Rolling, penetration and evaporation of alcohol-water drops on coarse and fine hydrophobic powders

Abstract

Agglomeration of hydrophobic powders using aqueous solutions is an important technology. The outcome is linked to the particle wettability, but the mechanisms are not well-understood. We present a fundamental study of the early stages of agglomeration. Drops of alcohol-water mixtures were deposited onto three hydrophobic powders: hydrophobised glass beads (spherical, 90-106 µm), coal dust (angular shape, 90-106 µm) and molybdenite powder (angular shape, 1-20 µm). Their wettability was manipulated through the surface tension of the liquid, which was varied by the alcohol-water ratio.

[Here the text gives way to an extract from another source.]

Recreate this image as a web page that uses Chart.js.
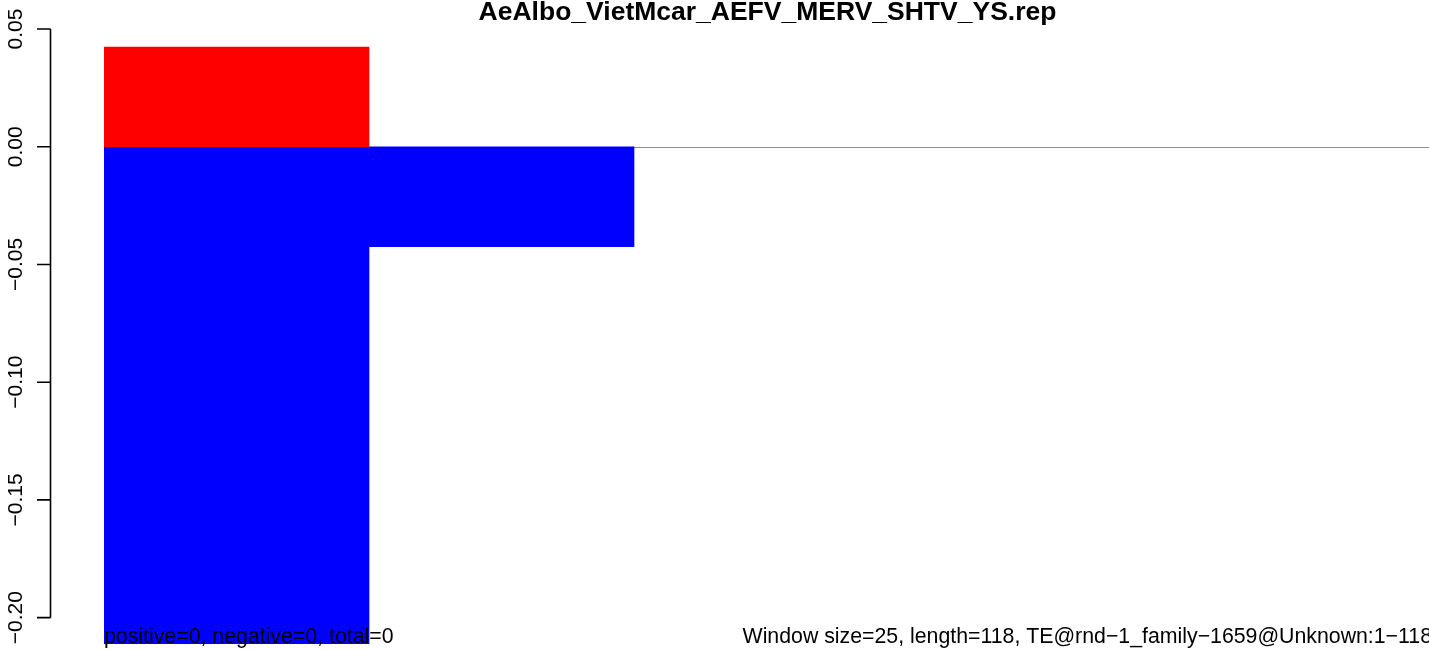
<!DOCTYPE html>
<html lang="en">
<head>
  <meta charset="UTF-8" />
  <title>AeAlbo_VietMcar_AEFV_MERV_SHTV_YS.rep</title>
  <script src="https://cdn.jsdelivr.net/npm/chart.js"></script>
  <style>
    html, body { margin: 0; padding: 0; background: #fff; }
    #wrap { width: 1429px; height: 649px; position: relative; }
  </style>
</head>
<body>
  <div id="wrap"><canvas id="repChart"></canvas></div>

  <script>
    // windows of 25 bp along a 118 bp element
    const windows = ["1-25", "26-50", "51-75", "76-100", "101-118"];
    const positive = [0.0423, 0, 0, 0, 0];
    const negative = [-0.2113, -0.0425, 0, 0, 0];
    const yTicks = [0.05, 0.00, -0.05, -0.10, -0.15, -0.20];

    const title = "AeAlbo_VietMcar_AEFV_MERV_SHTV_YS.rep";
    const footLeft = "positive=0, negative=0, total=0";
    const footRight = "Window size=25, length=118, TE@rnd\u22121_family\u22121659@Unknown:1\u2212118";

    const FONT = "'Liberation Sans', Arial, Helvetica, sans-serif";

    function fmt(v) {
      const s = Math.abs(v).toFixed(2);
      return v < 0 ? "\u2212" + s : s;
    }

    // empty windows get no visible sliver
    function fill(color) {
      return c => (c.raw === 0 ? "rgba(0,0,0,0)" : color);
    }

    // zero line, drawn under the bars
    const zeroLine = {
      id: "zeroLine",
      beforeDatasetsDraw(chart) {
        const { ctx, chartArea, scales } = chart;
        const y = Math.round(scales.y.getPixelForValue(0)) + 0.5;
        ctx.save();
        ctx.strokeStyle = "#8c8c8c";
        ctx.lineWidth = 1.2;
        ctx.beginPath();
        ctx.moveTo(chartArea.left, y);
        ctx.lineTo(chartArea.right, y);
        ctx.stroke();
        ctx.restore();
      }
    };

    // R-style left axis + title + margin texts
    const rAxis = {
      id: "rAxis",
      afterDraw(chart) {
        const { ctx, chartArea, scales } = chart;
        const ys = scales.y;
        const axX = 50.5;
        const top = ys.getPixelForValue(yTicks[0]);
        const bot = ys.getPixelForValue(yTicks[yTicks.length - 1]);
        ctx.save();
        ctx.strokeStyle = "#000";
        ctx.lineWidth = 1.6;
        ctx.beginPath();
        ctx.moveTo(axX, top);
        ctx.lineTo(axX, bot);
        yTicks.forEach(v => {
          const y = ys.getPixelForValue(v);
          ctx.moveTo(axX, y);
          ctx.lineTo(37, y);
        });
        ctx.stroke();

        ctx.fillStyle = "#000";
        ctx.font = "21px " + FONT;
        ctx.textAlign = "center";
        ctx.textBaseline = "alphabetic";
        yTicks.forEach(v => {
          const y = ys.getPixelForValue(v);
          ctx.save();
          ctx.translate(22, y);
          ctx.rotate(-Math.PI / 2);
          ctx.fillText(fmt(v), 0, 0);
          ctx.restore();
        });

        const cx = (chartArea.left + chartArea.right + 2) / 2;
        ctx.font = "bold 26.5px " + FONT;
        ctx.textAlign = "center";
        ctx.fillText(title, cx, 20);

        ctx.font = "21.3px " + FONT;
        ctx.textAlign = "left";
        ctx.fillText(footLeft, chartArea.left, 643);
        ctx.textAlign = "right";
        ctx.fillText(footRight, chartArea.right + 3, 643);
        ctx.restore();
      }
    };

    const repChart = new Chart(document.getElementById("repChart"), {
      type: "bar",
      data: {
        labels: windows,
        datasets: [{
          label: "positive",
          data: positive,
          backgroundColor: fill("#ff0000"),
          borderWidth: 0
        }, {
          label: "negative",
          data: negative,
          backgroundColor: fill("#0000ff"),
          borderWidth: 0
        }]
      },
      options: {
        responsive: true,
        maintainAspectRatio: false,
        animation: false,
        layout: { padding: { left: 104, right: 0, top: 29, bottom: 5 } },
        plugins: {
          legend: { display: false },
          tooltip: { enabled: false },
          title: { display: false }
        },
        datasets: {
          bar: { categoryPercentage: 1, barPercentage: 1 }
        },
        scales: {
          x: { stacked: true, display: false, offset: true },
          y: { stacked: true, display: false, min: -0.2112, max: 0.05 }
        }
      },
      plugins: [zeroLine, rAxis]
    });
  </script>
</body>
</html>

On coarse powders (glass beads and coal dust) the droplet either penetrates into the porous bed (at low surface tensions and contact angles), or sits on top and evaporates (at higher surface tensions and contact angles). Particles spontaneously coat drops of intermediate surface tension. The coating slows evaporation and remains as a dry agglomerate after evaporation. Drops that do not penetrate into the fine powder beds (molybdenite) spontaneously roll away, even when deposited carefully. The reason is that the powder surface behaves like a superhydrophobic one. Rolling drops collect hydrophobic particles along their path. After rolling, the partially coated drop evaporates in the same way as on coarser powders.